Comment by jajko
8 days ago
This is something I don't get - solar system is say 5 billions years old (a bit less I know). Universe is roughly 13 billions, and our Milky way almost the same.
What this means is that there must have been quite a few collisions of such before solar system formed, to produce so much of heavy stuff we see in our planet, no? Stars can produce only up to Fe in normal way. Yet it seems such collisions are very rare, and its not like during collision half of the mass converts to a golden blob (or more like atomic mist spreading away at fraction of c).
I know 8 billions of years is a long time, and gold once fused ain't breaking apart to H or He anytime soon, but still it feels like our planet should have way more basic atoms and not all of those rare fused oned. What about super/hypernovae?
In what appears to be a fairly recent discovery, it seems that flares on magnetars can produce gold and other heavy elements, and these are likely more frequent than neutron star collisions.
https://science.nasa.gov/universe/stars/neutron-stars/magnet...
Stars produce beyond Fe during supernova.
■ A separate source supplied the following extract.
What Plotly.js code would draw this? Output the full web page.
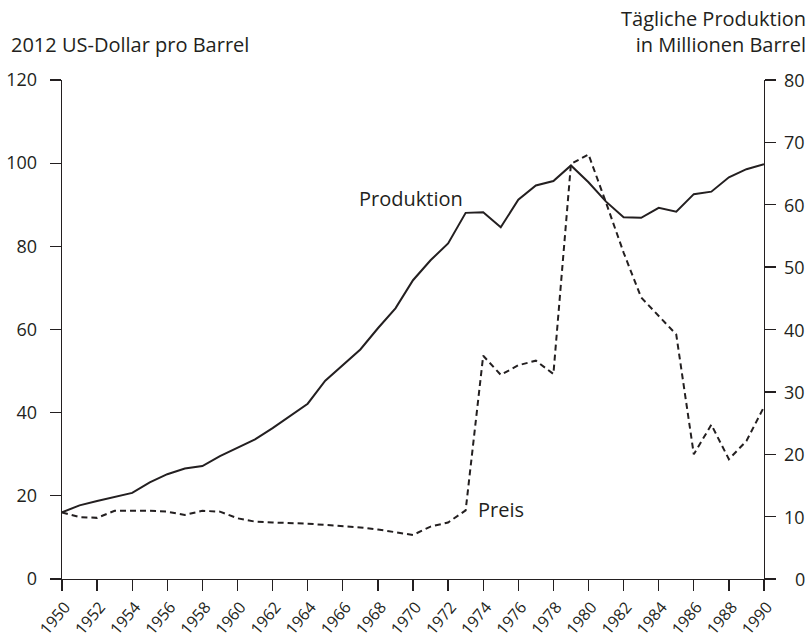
<!DOCTYPE html>
<html>
<head>
<meta charset="utf-8">
<script src="https://cdn.plot.ly/plotly-3.0.1.min.js"></script>
<style>
html, body { margin: 0; padding: 0; background: #ffffff; }
#chart { width: 811px; height: 642px; }
</style>
</head>
<body>
<div id="chart"></div>
<script>
const years = [1950,1951,1952,1953,1954,1955,1956,1957,1958,1959,
               1960,1961,1962,1963,1964,1965,1966,1967,1968,1969,
               1970,1971,1972,1973,1974,1975,1976,1977,1978,1979,
               1980,1981,1982,1983,1984,1985,1986,1987,1988,1989,1990];

// Preis: 2012 US-Dollar pro Barrel (left axis)
const preis = [16.0,14.9,14.7,16.4,16.4,16.4,16.2,15.4,16.4,16.2,
               14.6,13.8,13.6,13.5,13.3,13.0,12.7,12.4,11.9,11.2,
               10.6,12.6,13.6,16.5,53.7,49.1,51.4,52.5,49.3,99.8,
               102.1,90.5,78.5,67.7,63.3,58.8,30.0,37.1,28.8,33.2,41.4];

// Produktion: Millionen Barrel pro Tag (right axis)
const produktion = [10.7,11.8,12.5,13.1,13.8,15.5,16.8,17.7,18.1,19.7,
                    21.0,22.4,24.2,26.1,28.1,31.8,34.3,36.8,40.2,43.4,
                    47.9,51.1,53.8,58.7,58.8,56.4,60.8,63.1,63.8,66.3,
                    63.6,60.5,58.0,57.9,59.5,58.9,61.7,62.1,64.4,65.7,66.5];

const xTicks = [1950,1952,1954,1956,1958,1960,1962,1964,1966,1968,1970,
                1972,1974,1976,1978,1980,1982,1984,1986,1988,1990];
const leftTicks = [0,20,40,60,80,100,120];
const rightTicks = [0,10,20,30,40,50,60,70,80];

const ink = '#231f20';
const fontFam = '"Open Sans", "Noto Sans", sans-serif';

const traces = [
  {
    x: years, y: produktion, yaxis: 'y2', type: 'scatter', mode: 'lines',
    name: 'Produktion', line: {color: ink, width: 2}, hoverinfo: 'skip'
  },
  {
    x: years, y: preis, yaxis: 'y', type: 'scatter', mode: 'lines',
    name: 'Preis', line: {color: ink, width: 2, dash: '6px,4px'}, hoverinfo: 'skip'
  }
];

// right-aligned labels for the right axis
const rightLabels = rightTicks.map(v => ({
  text: String(v), xref: 'paper', yref: 'y2', x: 1.0608, y: v,
  xanchor: 'right', yanchor: 'middle', showarrow: false,
  font: {size: 18, family: fontFam, color: ink}
}));

const layout = {
  width: 811, height: 642,
  margin: {l: 62, r: 47, t: 80, b: 63, pad: 0},
  paper_bgcolor: '#ffffff', plot_bgcolor: '#ffffff',
  showlegend: false,
  font: {family: fontFam, color: ink, size: 18},
  xaxis: {
    range: [1950, 1990], tickvals: xTicks, ticktext: xTicks.map(String),
    ticks: 'outside', ticklen: 11, tickwidth: 1.3, tickcolor: ink,
    showline: true, linecolor: ink, linewidth: 1.3,
    showgrid: false, zeroline: false, tickangle: -50, ticklabelshift: 3,
    tickfont: {size: 16, family: fontFam, color: ink}
  },
  yaxis: {
    range: [0, 120], tickvals: leftTicks,
    ticks: 'outside', ticklen: 11, tickwidth: 1.3, tickcolor: ink,
    showline: true, linecolor: ink, linewidth: 1.3,
    showgrid: false, zeroline: false, ticklabelstandoff: 9,
    tickfont: {size: 18, family: fontFam, color: ink}
  },
  yaxis2: {
    range: [0, 80], tickvals: rightTicks, overlaying: 'y', side: 'right',
    ticks: 'outside', ticklen: 11, tickwidth: 1.3, tickcolor: ink,
    showline: true, linecolor: ink, linewidth: 1.3, showticklabels: false,
    showgrid: false, zeroline: false
  },
  annotations: [
    {text: '2012 US-Dollar pro Barrel', xref: 'paper', yref: 'paper',
     x: -0.075, y: 1.072, xanchor: 'left', yanchor: 'middle', showarrow: false,
     font: {size: 20, family: fontFam, color: ink}},
    {text: 'Tägliche Produktion<br>in Millionen Barrel', xref: 'paper', yref: 'paper',
     x: 1.0623, y: 1.098, xanchor: 'right', yanchor: 'middle', align: 'right', showarrow: false,
     font: {size: 20, family: fontFam, color: ink}},
    {text: 'Produktion', xref: 'x', yref: 'y', x: 1966.8, y: 91.6,
     xanchor: 'left', yanchor: 'middle', showarrow: false,
     font: {size: 20, family: fontFam, color: ink}},
    {text: 'Preis', xref: 'x', yref: 'y', x: 1973.6, y: 16.6,
     xanchor: 'left', yanchor: 'middle', showarrow: false,
     font: {size: 20, family: fontFam, color: ink}}
  ].concat(rightLabels)
};

Plotly.newPlot('chart', traces, layout, {displayModeBar: false, staticPlot: true});
</script>
</body>
</html>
The other thing to keep in mind is that the early universe was filled with giant stars, these stars don't last very long. Ironically, the more fuel you have, the quicker you burn through it for stars, so a lot of supernova have happened before our solar system formed.
For additional reading, google "Stellar Population" it's about the amount of metalicity in a star based on how many "generations" old it is
There's also a lot of open questions about how stars and galaxies form and our current models are known to be extremely incomplete based on the JWST data and our knowledge of the upper bound of how old the universe is from repeated measurements of the CMB & other data. So there's definitely a lot unknown about the state of stars in the early universe and how everyday elements we know & love actually came to be in the quantities they did.